Prevenção e assistência
O Ministério da Saúde diz estar colhendo dados positivos em relação às ações implementadas de prevenção ao suicídio. De acordo com o órgão, 146 unidades dos chamados Centros de Atenção Psicossocial (Caps), em uma rede que já conta com 2.463 endereços em todo o Brasil. Os Caps são capazes de analisar e atender prontamente casos de indivíduos que demonstrem tendências a autoagressões, além de outros transtornos mentais.
O governo também prepara a capacitação de pelo menos 1500 profissionais especializados no tratamento de crise e urgência em Saúde mental já em 2018, por meio de um curso à distância promovidos em parceria com a Universidade Federal de Santa Catarina.
Para a psicóloga Karen Scavancini, psicóloga e fundadora da Fundação Vita Alere a posição adotada pelo poder público “é uma ótima notícia, visto que o governo começa a se mexer nesse sentido”. A psicóloga, que presta auxílio aos sobreviventes de suicídio, porém, alerta para a falta de quesitos que considera importantes para aperfeiçoar o plano, como aulas de prevenção ao suicídio em faculdades de saúde pública e atendimento aos familiares enlutados – que tem, segundo ela, de 2 a 10 vezes mais chances de também tentar o suicídio. Ainda segundo Karen, “se não houver um empenho muito grande, o número de 10% de suicídios a ser evitados pode ser difícil de alcançar em tão pouco tempo”.
Um dos planos apresentados pelo ministério para ampliar o atendimento é a parceria com o Centro de Valorização da Vida (CVV), entidade que promove apoio emocional e prevenção de suicídios por meio de central telefônica, chat e e-mail. O serviço telefônico começou a ser implementado de maneira gratuita no Rio Grande do Sul em setembro de 2016, pelo número 188 – desde então, o número de atendimentos pelo CVV no estado aumentou treze vezes em um ano, passando de 4.500 para 58.800. A partir do dia 30 deste mês, mais oito estados (MS, SC, PI, RR AC, AP, RJ e RO) também terá ligações gratuitas para o CVV – a previsão é que o país todo seja contemplado até 2020.

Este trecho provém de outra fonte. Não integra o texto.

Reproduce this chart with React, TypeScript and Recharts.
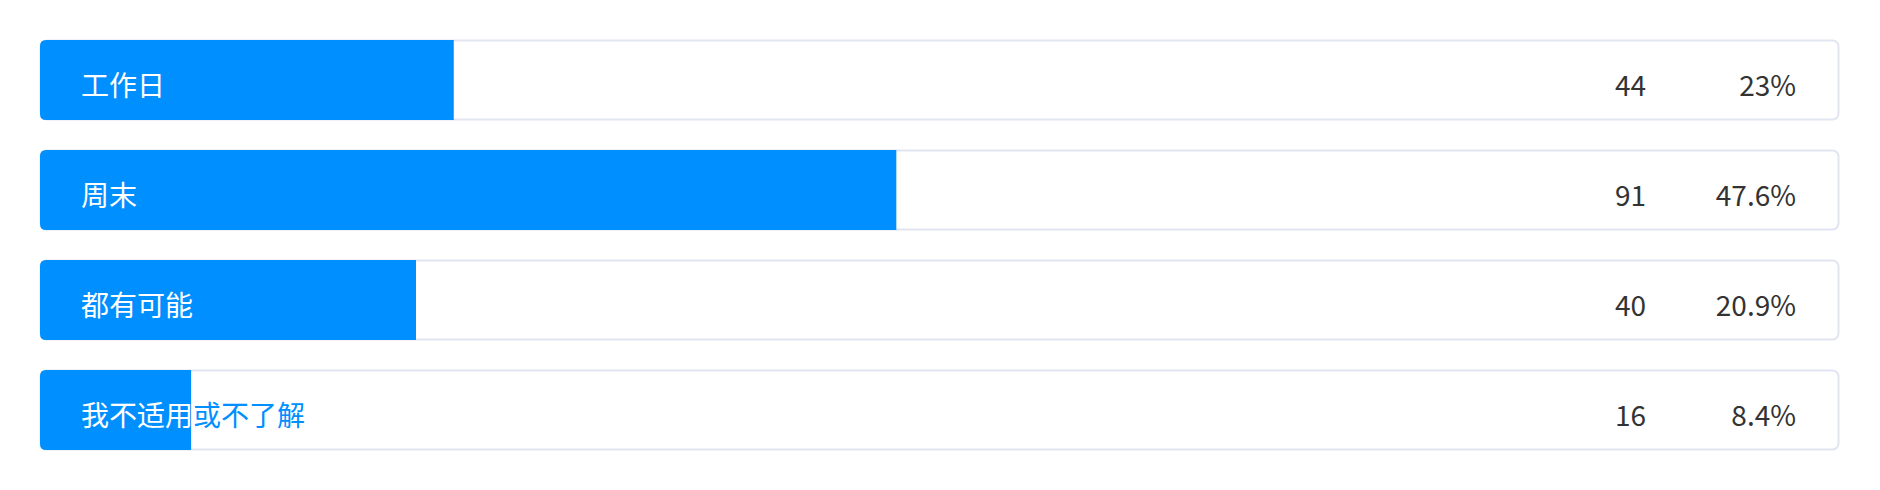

O ministério também vai distribuir materiais para informar jornalistas e a população em geral, com foco na identificação dos sinais de alerta e os corretos meios de se comunicar casos do tipo. Segundo os especialistas, é possível detectar comportamentos que possam indicar pensamentos suicidas, e também buscar ajuda a tempo, sem agravar a situação.